[start Dataset section]

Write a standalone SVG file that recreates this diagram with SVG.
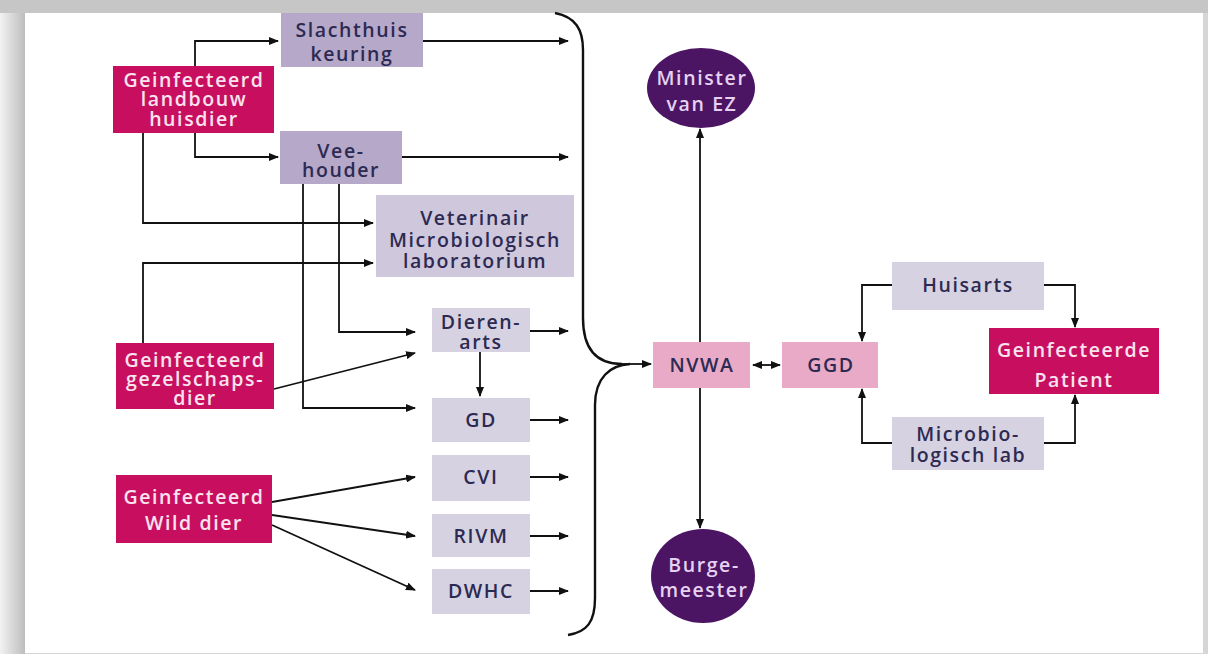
<svg xmlns="http://www.w3.org/2000/svg" width="1208" height="654" viewBox="0 0 1208 654">
<defs>
<linearGradient id="lg" x1="0" y1="0" x2="1" y2="0">
<stop offset="0" stop-color="#f2f2f2"/><stop offset="1" stop-color="#bdbdbd"/>
</linearGradient>
<marker id="ah" markerWidth="10" markerHeight="8" refX="9" refY="4" orient="auto" markerUnits="userSpaceOnUse">
<path d="M0,0 L10,4 L0,8 Z" fill="#111"/>
</marker>
<marker id="ahs" markerWidth="10" markerHeight="8" refX="1" refY="4" orient="auto" markerUnits="userSpaceOnUse">
<path d="M10,0 L0,4 L10,8 Z" fill="#111"/>
</marker>
<style>
text{font-family:"Open Sans","Noto Sans","Liberation Sans",sans-serif;font-size:19.5px;font-weight:600;letter-spacing:1.6px;text-anchor:middle}
.dk{fill:#2c2a52}
.lt{fill:#f9e3ee}
.cl{fill:#e6d2f2}
.mag{fill:#c80f5f}
.pur{fill:#b6a8c8}
.lav{fill:#cfc8dd}
.pal{fill:#d7d2e1}
.pnk{fill:#e8aac6}
.circ{fill:#4b1563}
.c line,.c path,.c polyline{stroke:#111;stroke-width:1.8;fill:none}
</style>
</defs>
<rect x="0" y="0" width="1208" height="654" fill="#d6d6d6"/>
<rect x="0" y="0" width="25" height="654" fill="url(#lg)"/>
<rect x="0" y="0" width="1208" height="13" fill="#c6c6c6"/>
<rect x="25" y="13" width="1178" height="640" fill="#ffffff"/>

<g class="c" id="connectors">
<polyline points="195,66 195,41 278,41" marker-end="url(#ah)"/>
<polyline points="195,133 195,157 278,157" marker-end="url(#ah)"/>
<line x1="423" y1="41" x2="568" y2="41" marker-end="url(#ah)"/>
<line x1="402" y1="157" x2="568" y2="157" marker-end="url(#ah)"/>
<polyline points="143,133 143,223 373,223" marker-end="url(#ah)"/>
<polyline points="143,343 143,263 373,263" marker-end="url(#ah)"/>
<polyline points="339,184 339,332 415,332" marker-end="url(#ah)"/>
<polyline points="303,184 303,408 415,408" marker-end="url(#ah)"/>
<line x1="274" y1="389" x2="415" y2="353" marker-end="url(#ah)"/>
<line x1="530" y1="331" x2="568" y2="331" marker-end="url(#ah)"/>
<line x1="480" y1="352" x2="480" y2="396" marker-end="url(#ah)"/>
<line x1="530" y1="420" x2="568" y2="420" marker-end="url(#ah)"/>
<line x1="530" y1="477" x2="568" y2="477" marker-end="url(#ah)"/>
<line x1="530" y1="536" x2="568" y2="536" marker-end="url(#ah)"/>
<line x1="530" y1="591" x2="568" y2="591" marker-end="url(#ah)"/>
<line x1="272" y1="502" x2="415" y2="477" marker-end="url(#ah)"/>
<line x1="272" y1="515" x2="415" y2="536" marker-end="url(#ah)"/>
<line x1="272" y1="525" x2="415" y2="590" marker-end="url(#ah)"/>
<path d="M555,13 C576,17 583,30 583,50 L583,318 C583,348 596,364 622,364" style="stroke-width:2.4"/>
<path d="M630,364 C610,365 595,378 595,405 L595,598 C595,622 587,632 568,635" style="stroke-width:2.4"/>
<line x1="620" y1="364" x2="651" y2="364" marker-end="url(#ah)"/>
<line x1="700" y1="342" x2="700" y2="129" marker-end="url(#ah)"/>
<line x1="700" y1="388" x2="700" y2="528" marker-end="url(#ah)"/>
<line x1="753" y1="365" x2="780" y2="365" marker-start="url(#ahs)" marker-end="url(#ah)"/>
<polyline points="892,285 862,285 862,341" marker-end="url(#ah)"/>
<polyline points="892,443 862,443 862,389" marker-end="url(#ah)"/>
<polyline points="1044,285 1075,285 1075,327" marker-end="url(#ah)"/>
<polyline points="1044,443 1075,443 1075,395" marker-end="url(#ah)"/>
</g>

<g id="slachthuis"><rect class="pur" x="281" y="13" width="142" height="54"/><text class="dk" x="352" y="37">Slachthuis</text><text class="dk" x="352" y="61">keuring</text></g>
<g id="landbouw"><rect class="mag" x="113" y="66" width="161" height="67"/><text class="lt" x="194" y="87">Geinfecteerd</text><text class="lt" x="194" y="106">landbouw</text><text class="lt" x="194" y="126">huisdier</text></g>
<g id="veehouder"><rect class="pur" x="280" y="131" width="122" height="53"/><text class="dk" x="341" y="158">Vee-</text><text class="dk" x="341" y="177">houder</text></g>
<g id="veterinair"><rect class="lav" x="376" y="195" width="198" height="82"/><text class="dk" x="475" y="225">Veterinair</text><text class="dk" x="475" y="247">Microbiologisch</text><text class="dk" x="475" y="268">laboratorium</text></g>
<g id="gezelschap"><rect class="mag" x="116" y="343" width="158" height="66"/><text class="lt" x="195" y="367">Geinfecteerd</text><text class="lt" x="195" y="386">gezelschaps-</text><text class="lt" x="195" y="405">dier</text></g>
<g id="wild"><rect class="mag" x="116" y="475" width="156" height="68"/><text class="lt" x="194" y="504">Geinfecteerd</text><text class="lt" x="194" y="530">Wild dier</text></g>
<g id="dierenarts"><rect class="pal" x="432" y="308" width="98" height="44"/><text class="dk" x="481" y="329">Dieren-</text><text class="dk" x="481" y="349">arts</text></g>
<g id="gd"><rect class="pal" x="432" y="398" width="98" height="44"/><text class="dk" x="481" y="427">GD</text></g>
<g id="cvi"><rect class="pal" x="432" y="455" width="98" height="46"/><text class="dk" x="481" y="484">CVI</text></g>
<g id="rivm"><rect class="pal" x="432" y="514" width="98" height="43"/><text class="dk" x="481" y="543">RIVM</text></g>
<g id="dwhc"><rect class="pal" x="432" y="569" width="98" height="45"/><text class="dk" x="481" y="598">DWHC</text></g>
<g id="minister"><ellipse class="circ" cx="701" cy="88" rx="54" ry="40"/><text class="cl" x="702" y="85">Minister</text><text class="cl" x="702" y="111">van EZ</text></g>
<g id="burgemeester"><ellipse class="circ" cx="703" cy="576" rx="52" ry="47"/><text class="cl" x="704" y="572">Burge-</text><text class="cl" x="704" y="597">meester</text></g>
<g id="nvwa"><rect class="pnk" x="653" y="342" width="97" height="46"/><text class="dk" x="702" y="372">NVWA</text></g>
<g id="ggd"><rect class="pnk" x="782" y="342" width="96" height="46"/><text class="dk" x="831" y="372">GGD</text></g>
<g id="huisarts"><rect class="pal" x="892" y="262" width="152" height="48"/><text class="dk" x="968" y="292">Huisarts</text></g>
<g id="patient"><rect class="mag" x="989" y="328" width="170" height="66"/><text class="lt" x="1074" y="357">Geinfecteerde</text><text class="lt" x="1074" y="387">Patient</text></g>
<g id="microlab"><rect class="pal" x="892" y="417" width="152" height="53"/><text class="dk" x="968" y="441">Microbio-</text><text class="dk" x="968" y="462">logisch lab</text></g>
</svg>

[end Dataset section]

*Your task*
Give all the lines above again, character for character, without pictures.

*Full answer*
Write a standalone SVG file that recreates this diagram with SVG.
<svg xmlns="http://www.w3.org/2000/svg" width="1208" height="654" viewBox="0 0 1208 654">
<defs>
<linearGradient id="lg" x1="0" y1="0" x2="1" y2="0">
<stop offset="0" stop-color="#f2f2f2"/><stop offset="1" stop-color="#bdbdbd"/>
</linearGradient>
<marker id="ah" markerWidth="10" markerHeight="8" refX="9" refY="4" orient="auto" markerUnits="userSpaceOnUse">
<path d="M0,0 L10,4 L0,8 Z" fill="#111"/>
</marker>
<marker id="ahs" markerWidth="10" markerHeight="8" refX="1" refY="4" orient="auto" markerUnits="userSpaceOnUse">
<path d="M10,0 L0,4 L10,8 Z" fill="#111"/>
</marker>
<style>
text{font-family:"Open Sans","Noto Sans","Liberation Sans",sans-serif;font-size:19.5px;font-weight:600;letter-spacing:1.6px;text-anchor:middle}
.dk{fill:#2c2a52}
.lt{fill:#f9e3ee}
.cl{fill:#e6d2f2}
.mag{fill:#c80f5f}
.pur{fill:#b6a8c8}
.lav{fill:#cfc8dd}
.pal{fill:#d7d2e1}
.pnk{fill:#e8aac6}
.circ{fill:#4b1563}
.c line,.c path,.c polyline{stroke:#111;stroke-width:1.8;fill:none}
</style>
</defs>
<rect x="0" y="0" width="1208" height="654" fill="#d6d6d6"/>
<rect x="0" y="0" width="25" height="654" fill="url(#lg)"/>
<rect x="0" y="0" width="1208" height="13" fill="#c6c6c6"/>
<rect x="25" y="13" width="1178" height="640" fill="#ffffff"/>

<g class="c" id="connectors">
<polyline points="195,66 195,41 278,41" marker-end="url(#ah)"/>
<polyline points="195,133 195,157 278,157" marker-end="url(#ah)"/>
<line x1="423" y1="41" x2="568" y2="41" marker-end="url(#ah)"/>
<line x1="402" y1="157" x2="568" y2="157" marker-end="url(#ah)"/>
<polyline points="143,133 143,223 373,223" marker-end="url(#ah)"/>
<polyline points="143,343 143,263 373,263" marker-end="url(#ah)"/>
<polyline points="339,184 339,332 415,332" marker-end="url(#ah)"/>
<polyline points="303,184 303,408 415,408" marker-end="url(#ah)"/>
<line x1="274" y1="389" x2="415" y2="353" marker-end="url(#ah)"/>
<line x1="530" y1="331" x2="568" y2="331" marker-end="url(#ah)"/>
<line x1="480" y1="352" x2="480" y2="396" marker-end="url(#ah)"/>
<line x1="530" y1="420" x2="568" y2="420" marker-end="url(#ah)"/>
<line x1="530" y1="477" x2="568" y2="477" marker-end="url(#ah)"/>
<line x1="530" y1="536" x2="568" y2="536" marker-end="url(#ah)"/>
<line x1="530" y1="591" x2="568" y2="591" marker-end="url(#ah)"/>
<line x1="272" y1="502" x2="415" y2="477" marker-end="url(#ah)"/>
<line x1="272" y1="515" x2="415" y2="536" marker-end="url(#ah)"/>
<line x1="272" y1="525" x2="415" y2="590" marker-end="url(#ah)"/>
<path d="M555,13 C576,17 583,30 583,50 L583,318 C583,348 596,364 622,364" style="stroke-width:2.4"/>
<path d="M630,364 C610,365 595,378 595,405 L595,598 C595,622 587,632 568,635" style="stroke-width:2.4"/>
<line x1="620" y1="364" x2="651" y2="364" marker-end="url(#ah)"/>
<line x1="700" y1="342" x2="700" y2="129" marker-end="url(#ah)"/>
<line x1="700" y1="388" x2="700" y2="528" marker-end="url(#ah)"/>
<line x1="753" y1="365" x2="780" y2="365" marker-start="url(#ahs)" marker-end="url(#ah)"/>
<polyline points="892,285 862,285 862,341" marker-end="url(#ah)"/>
<polyline points="892,443 862,443 862,389" marker-end="url(#ah)"/>
<polyline points="1044,285 1075,285 1075,327" marker-end="url(#ah)"/>
<polyline points="1044,443 1075,443 1075,395" marker-end="url(#ah)"/>
</g>

<g id="slachthuis"><rect class="pur" x="281" y="13" width="142" height="54"/><text class="dk" x="352" y="37">Slachthuis</text><text class="dk" x="352" y="61">keuring</text></g>
<g id="landbouw"><rect class="mag" x="113" y="66" width="161" height="67"/><text class="lt" x="194" y="87">Geinfecteerd</text><text class="lt" x="194" y="106">landbouw</text><text class="lt" x="194" y="126">huisdier</text></g>
<g id="veehouder"><rect class="pur" x="280" y="131" width="122" height="53"/><text class="dk" x="341" y="158">Vee-</text><text class="dk" x="341" y="177">houder</text></g>
<g id="veterinair"><rect class="lav" x="376" y="195" width="198" height="82"/><text class="dk" x="475" y="225">Veterinair</text><text class="dk" x="475" y="247">Microbiologisch</text><text class="dk" x="475" y="268">laboratorium</text></g>
<g id="gezelschap"><rect class="mag" x="116" y="343" width="158" height="66"/><text class="lt" x="195" y="367">Geinfecteerd</text><text class="lt" x="195" y="386">gezelschaps-</text><text class="lt" x="195" y="405">dier</text></g>
<g id="wild"><rect class="mag" x="116" y="475" width="156" height="68"/><text class="lt" x="194" y="504">Geinfecteerd</text><text class="lt" x="194" y="530">Wild dier</text></g>
<g id="dierenarts"><rect class="pal" x="432" y="308" width="98" height="44"/><text class="dk" x="481" y="329">Dieren-</text><text class="dk" x="481" y="349">arts</text></g>
<g id="gd"><rect class="pal" x="432" y="398" width="98" height="44"/><text class="dk" x="481" y="427">GD</text></g>
<g id="cvi"><rect class="pal" x="432" y="455" width="98" height="46"/><text class="dk" x="481" y="484">CVI</text></g>
<g id="rivm"><rect class="pal" x="432" y="514" width="98" height="43"/><text class="dk" x="481" y="543">RIVM</text></g>
<g id="dwhc"><rect class="pal" x="432" y="569" width="98" height="45"/><text class="dk" x="481" y="598">DWHC</text></g>
<g id="minister"><ellipse class="circ" cx="701" cy="88" rx="54" ry="40"/><text class="cl" x="702" y="85">Minister</text><text class="cl" x="702" y="111">van EZ</text></g>
<g id="burgemeester"><ellipse class="circ" cx="703" cy="576" rx="52" ry="47"/><text class="cl" x="704" y="572">Burge-</text><text class="cl" x="704" y="597">meester</text></g>
<g id="nvwa"><rect class="pnk" x="653" y="342" width="97" height="46"/><text class="dk" x="702" y="372">NVWA</text></g>
<g id="ggd"><rect class="pnk" x="782" y="342" width="96" height="46"/><text class="dk" x="831" y="372">GGD</text></g>
<g id="huisarts"><rect class="pal" x="892" y="262" width="152" height="48"/><text class="dk" x="968" y="292">Huisarts</text></g>
<g id="patient"><rect class="mag" x="989" y="328" width="170" height="66"/><text class="lt" x="1074" y="357">Geinfecteerde</text><text class="lt" x="1074" y="387">Patient</text></g>
<g id="microlab"><rect class="pal" x="892" y="417" width="152" height="53"/><text class="dk" x="968" y="441">Microbio-</text><text class="dk" x="968" y="462">logisch lab</text></g>
</svg>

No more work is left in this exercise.